You would think he would be closed down for health violations rather than applauded but, no, celebrities, usually overpaid football players, queue up to have seasoning and sweat delivered from on high to their overpriced steaks.

Manchester United players, as well as Beckham, Maradona, Messi and others get in line to be selfied with Salt. The French player Franck Ribery was heavily fined by his club Bayern Munich last week for a profane-laden rant after he was filmed sitting down in Dubai to a 24-carat gold encased steak (no change left to tip from £1,000). And if you don’t know what gold tastes like then you can’t afford to find out.

Critics, Ribery expounded in one of his milder raves, were just pebbles in his socks. Ribery is no stranger to controversy. A few years ago he was charged with paying for a 17-year-old prostitute as a birthday gift to himself (paying for sex from an under-18-year-old is a crime in France) but the charges were later dropped when it was accepted he didn’t know her age.

Both Celtic and Hibernian are presently in Dubai for a bit ofwinter sun and bonding, separately of course, but if they have eaten at Nusr-Et then we haven’t heard, perhaps because they’re not famous enough for the Salt ‘n’ Shakedown.

Wall to wall advice

With the US Government still largely in lockdown over the issue of building Trump’s border wall with Mexico, a 2004 speech at Wagner University, by the then simply serial bankrupt businessman, has emerged. “Never give up ... if there’s a concrete wall in front of you, go through it, go over it, go around it, but get to the other side of that wall” Trump extolled. Encouraging news and surely a fail-safe defence for the migrants massed at the border.

They saw it coming

Apologies for once more bringing up the name. In a 1958 Western series called Trackdown, in the episode called The End Of The World, a conman breezes into town and grifts the people, persuading them that the only way to save themselves from fiery oblivion is to build a wall round the place. The man’s name? You saw it coming. Trump.

No tunnel vision

In the latest twist in the Brexit bourach, Transport Secretary and thoroughgoing numpty Chris Grayling hands £14 million to a fledgling company with no boats and no port contracts to transport freight across the Channel, the busiest waterway in the world and one subject to squalls and unpredictable weather.
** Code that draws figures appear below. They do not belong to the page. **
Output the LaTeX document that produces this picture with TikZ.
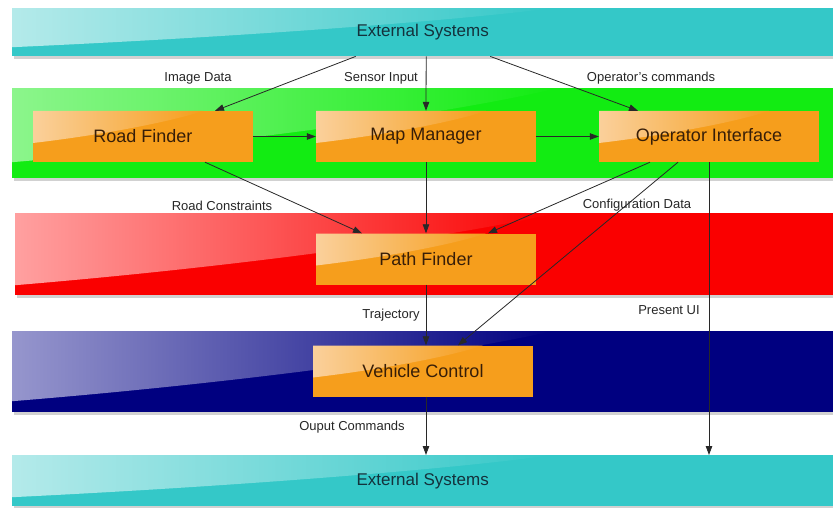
\documentclass[tikz,border=0pt]{standalone}
\usepackage{fontspec}
\setmainfont{Liberation Sans}
\usetikzlibrary{arrows.meta,calc}
\definecolor{tealband}{RGB}{52,200,200}
\definecolor{teallight}{RGB}{180,234,234}
\definecolor{greenband}{RGB}{18,236,18}
\definecolor{greenlight}{RGB}{140,245,140}
\definecolor{redband}{RGB}{250,0,0}
\definecolor{redlight}{RGB}{255,160,160}
\definecolor{blueband}{RGB}{0,0,128}
\definecolor{bluelight}{RGB}{150,150,205}
\definecolor{orangebox}{RGB}{246,158,28}
\definecolor{orangelight}{RGB}{250,208,155}
\definecolor{boxtext}{RGB}{55,30,8}
\definecolor{bandtext}{RGB}{20,50,60}
\definecolor{linecol}{RGB}{40,40,40}
\pgfdeclarelayer{bg}
\pgfsetlayers{bg,main}
\tikzset{
  gloss/.style n args={4}{path picture={
    \coordinate (g0) at (path picture bounding box.north west);
    \shade[left color=#1, right color=#2]
      (g0) -- ($(g0)+(#3,0)$)
      .. controls ($(g0)+(#3*0.8,#4*0.35)$) and ($(g0)+(#3*0.4,#4*0.75)$) .. ($(g0)+(0,#4)$) -- cycle;
  }},
  band/.style={anchor=north west, inner sep=0pt, minimum width=821pt},
  extband/.style={band, fill=tealband, text=bandtext, font=\fontsize{17}{20}\selectfont,
    gloss={teallight}{tealband}{540}{#1}},
  box/.style={fill=orangebox, text=boxtext, minimum width=220pt, minimum height=51pt,
    inner sep=0pt, font=\fontsize{18}{21}\selectfont, gloss={orangelight}{orangebox}{170}{32}},
  lbl/.style={font=\fontsize{13}{15}\selectfont, text=black!85, inner sep=0pt},
  arr/.style={draw=linecol, line width=0.8pt, -{Triangle[length=9pt,width=6.5pt]}},
}
\begin{document}
\begin{tikzpicture}[x=1pt,y=-1pt]
\useasboundingbox (0,0) rectangle (833,508);
% bands
\node[extband=39, minimum height=48pt] (ext1) at (12,8) {External Systems};
\node[band, minimum height=90pt, fill=greenband, gloss={greenlight}{greenband}{545}{74}] (gband) at (12,88) {};
\node[band, minimum width=818pt, minimum height=82pt, fill=redband, gloss={redlight}{redband}{540}{72}] (rband) at (15,213) {};
\node[band, minimum height=81pt, fill=blueband, gloss={bluelight}{blueband}{540}{70}] (bband) at (12,331) {};
\node[extband=42, minimum height=51pt] (ext2) at (12,455) {External Systems};
% boxes
\node[box] (rf) at (143,136.5) {Road Finder};
\node[box] (mm) at (426,136.5) {Map Manager};
\node[box] (oi) at (709,136.5) {Operator Interface};
\node[box] (pf) at (426,259) {Path Finder};
\node[box] (vc) at (423,371) {Vehicle Control};
% shadows
\begin{pgfonlayer}{bg}
  \foreach \n in {ext1,gband,rband,bband,ext2,rf,mm,oi,pf,vc}{
    \fill[black,opacity=0.18] ([shift={(2,3)}]\n.north west) rectangle ([shift={(2,3)}]\n.south east);
  }
\end{pgfonlayer}
% connectors
\draw[arr] ([xshift=-67]ext1.south) -- ([xshift=72]rf.north);
\draw[arr] ([xshift=3.5]ext1.south) -- (mm.north);
\draw[arr] ([xshift=67.5]ext1.south) -- ([xshift=-71]oi.north);
\draw[arr] (rf.east) -- (mm.west);
\draw[arr] (mm.east) -- (oi.west);
\draw[arr] ([xshift=62]rf.south) -- ([xshift=-64]pf.north);
\draw[arr] (mm.south) -- (pf.north);
\draw[arr] ([xshift=-59]oi.south) -- ([xshift=62]pf.north);
\draw[arr] ([xshift=-31]oi.south) -- ([xshift=35]vc.north);
\draw[arr] (pf.south) -- (pf.south |- vc.north);
\draw[arr] (oi.south) -- (oi.south |- ext2.north);
\draw[arr] (pf.south |- vc.south) -- (pf.south |- ext2.north);
% labels
\node[lbl] (l1) at (198,78) {Image Data};
\node[lbl] (l2) at (381,78) {Sensor Input};
\node[lbl] (l3) at (651,78) {Operator's commands};
\node[lbl] (l4) at (222,206) {Road Constraints};
\node[lbl] (l5) at (637,205) {Configuration Data};
\node[lbl] (l6) at (391,315) {Trajectory};
\node[lbl] (l7) at (669,310) {Present UI};
\node[lbl] (l8) at (352,427) {Ouput Commands};
\end{tikzpicture}
\end{document}
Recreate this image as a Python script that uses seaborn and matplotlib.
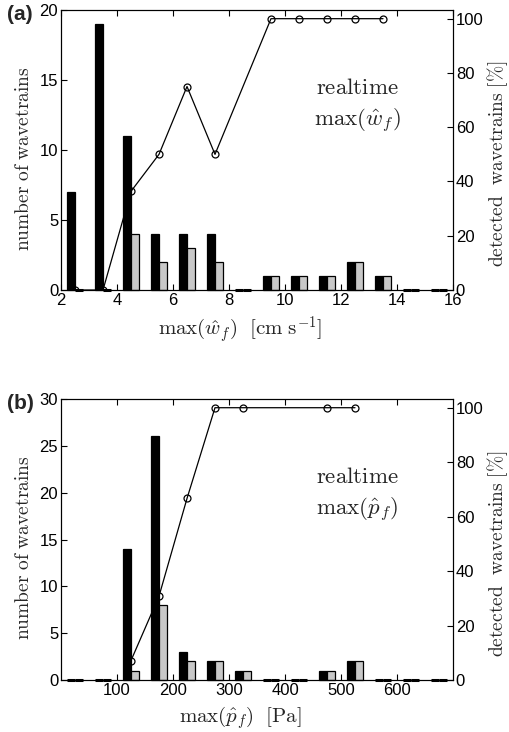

Meanwhile, in a tunnel not far from Ramsgate, all is climatically calm, freight is being carried 24 hours a day, 365 days a year by rail to and from the Continent, getting on for two million trucks and a million-plus tons of freight a year. This has clearly escaped Grayling’s notice because he hasn’t even talked to the operators to see if they could fit in the odd batch of pemmican, gruel or survival blankets. It couldn’t be because they are French, could it? Périsse la pensée.

Buddies set ball rolling for Mahrez

I SEE in the excellent new website Football Scotland there’s a piece about eight famous transfers that might have transformed Scottish football, had they happened.

Johan Cruyff, then 33, to Dumbarton? Apparently, it was too cold and blowy down at the Rock for him to perform his famous turns.

And Ronaldinho would have come to St Mirren on a short-term loan but ... the player was up for it, but a scandal over a fake passport nixed that.

But there is one true superstar who was at Love Street, the Paisley team’s ground, but got away.

In 2001, a 17-year-old Riyad Mahrez spent two-and-a-half months on trial, scoring four goals in seven games. But still no offer was forthcoming from the club.

It was February, it was snowing and too cold for the young Algerian – he later described it as abuse – so he feigned an injury, left his hotel by the fire escape, nicked a bicycle, cycled to the station and from thence to Glasgow Airport and Paris, the Premier League title, Player of the Year and now Manchester City star.

Clearly, it was that Buddies “abuse” that made him.